Over the past few days, we've been trying to improve the current bottlenecks that slow down the engine.
The first bottleneck was simply a graphics one - how many polygons can be drawn on screen. The standard solution is frustum culling. In our case, this was a fairly easy task, since all our visual data is separated into 'visual blocks'. Each one is simply a cube, 12m on each side, which holds all visual data. Frustum culling for that simply meant checking whether each corner is visible, and if none of them are, drawing it was skipped.
Another improvement to graphics was reducing the sheer number of draw calls. As you can imagine, with one visual block being a 12x12x12m cube, in order to get good visual distance between them, we have quite a few of them. One way to decrease the number of draw calls is to simply add only full ones to a list when rebuilding, and draw only that list. The downside is that in order to accurately maintain that list, when the user moves, a rather large number of them have to be rechecked. This is an acceptable trade off, for the most part at least.
But another bottleneck, even worse is the sheer number of data that can be covered. In fact, 21*21*21 = 9261 visual blocks give us a little over 120m view distance on each side of the player - and cover a huge volume of 16 million cubic meters! - which means we need 16 million data samples to construct that volume!!!
This presents a generation bottleneck - the terrain generation function must be fast enough to generate that much data in a reasonable time. Of course one generated the data is stored to disk, and can be read from there.
For generating data, we were able to obtain a decent looking terrain at approx. 16 datablock generations per second. This means a point generation rate of 27,000 data points per second, while when loading datablocks, we were able to load of speeds ranging beteween 100 and 200 datablocks/second - which is an average of 259,000 datapoints per second.
This leads to the major problem in this fiasco, and that is, the speed at which the density function operates. For our project, we currently use libnoise, and we use something like 7 independent one octave functions, and two 2 octave functions Four of these (including one of the 2 octave) are combined together in different frequencies and amplitudes to generate terrain, while the other 3 are used for picking biomes and determining oceans and seas and mountain areas.

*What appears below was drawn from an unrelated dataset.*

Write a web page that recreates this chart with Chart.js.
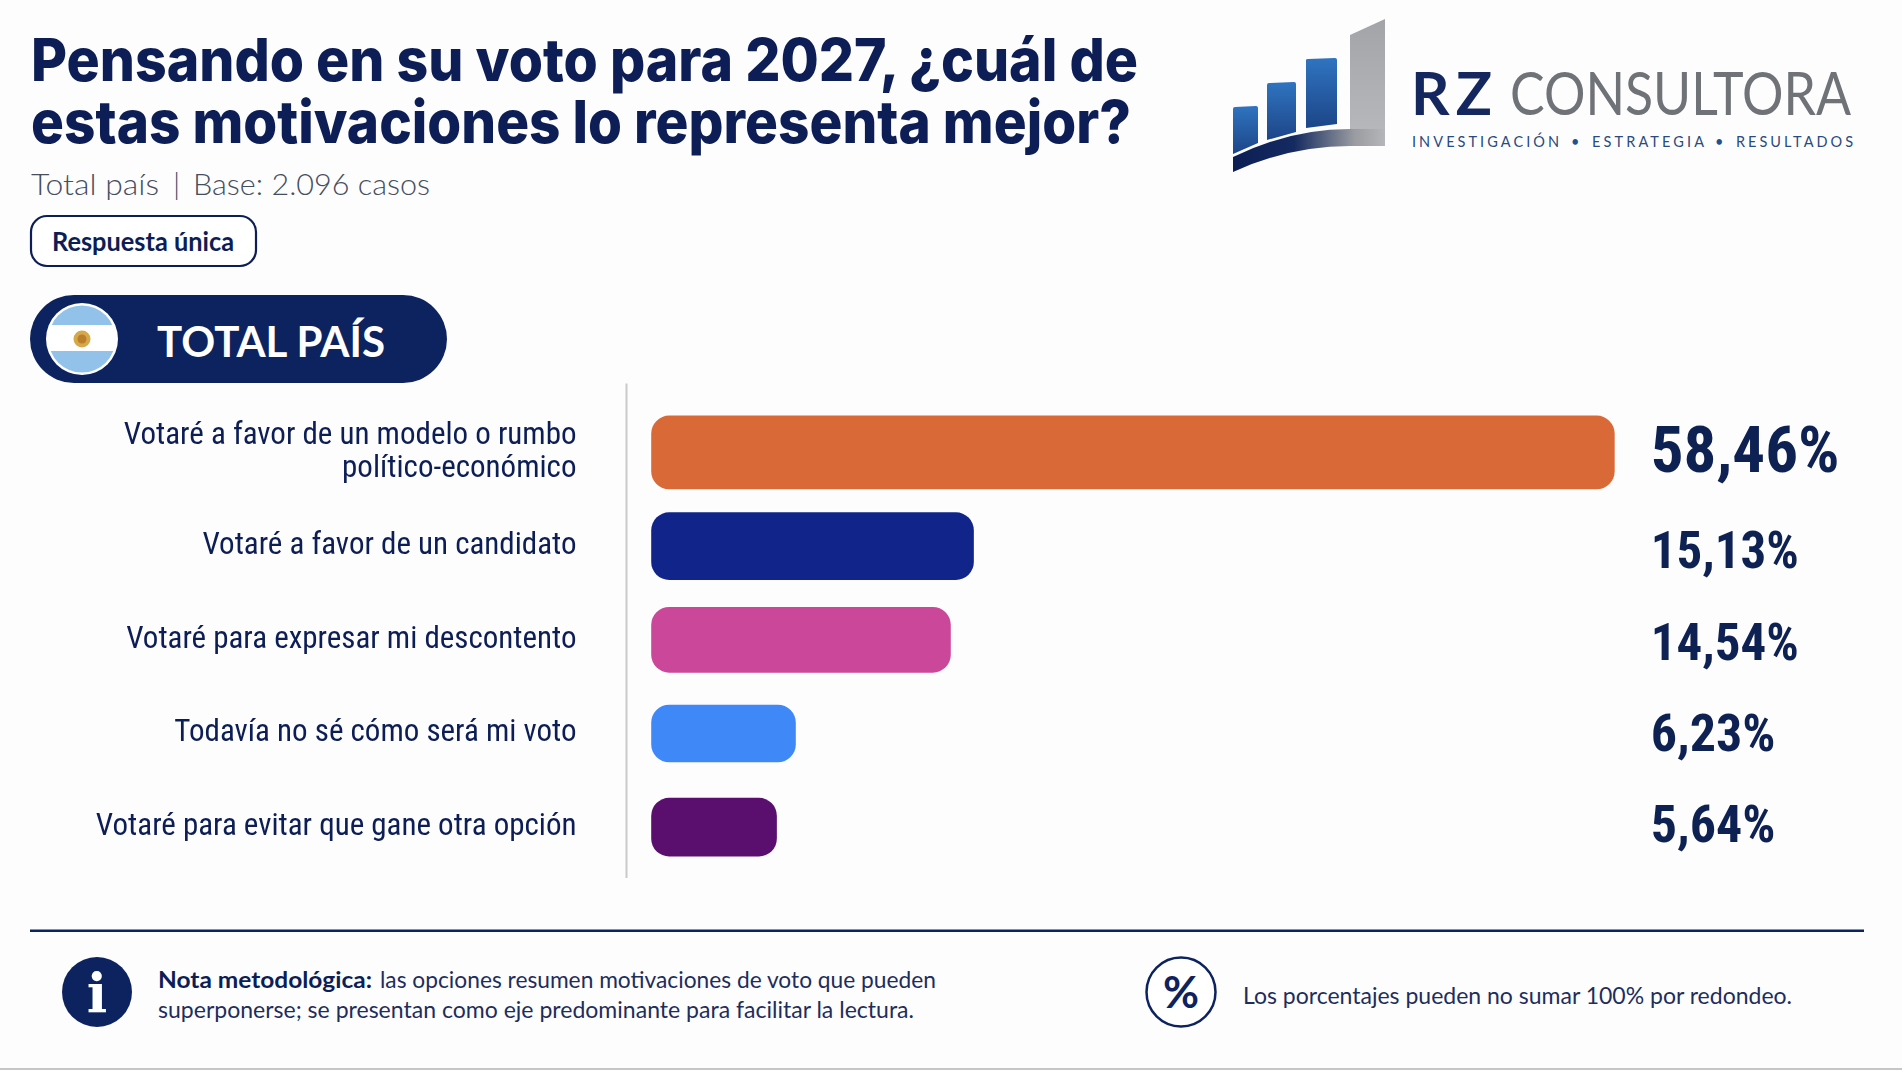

For those familiar with how Perlin noise works, this means a huge number of lookups and trilinear interpolations. Which makes it slow, slow, slow. ... Unfortunately, the slowness is greatly due to the sheer number of points generated, not only the speed of the noise. A quick switch to an implementation of Simplex Noise (also authored by Ken Perlin), showed no significant improvement in speed. (the measured speed is not only dependent on the generation but on number of other factors). While Simplex noise may be faster in higher dimensions we only use 3d noise anyway, and while straight forward tests of speed may show it faster in lesser dimensions, it is still comprable to Perlin noise when used in a real world application. Of course its speed isn't the only thing that it has improved over Perlin, but for now, it won't help our bottleneck.
The only way to help the generation bottleneck is to redesign the density function used to use less noise modules, and combine them in more ingenius ways.
The good thing is, that while this is a bottleneck as such, it is only applicable when the terrain is first generated. Often times players will move around generated terrain, which, as mentioned, is much faster. There's also the possibilty of pre-generating terrain while nothing else is pending - but this also has the drawback of starting to store excessive data, so it too must be balanced.
In other words, without more major overhaul, the speed of the density function is not likely to show significant improvement by just switching noise generators.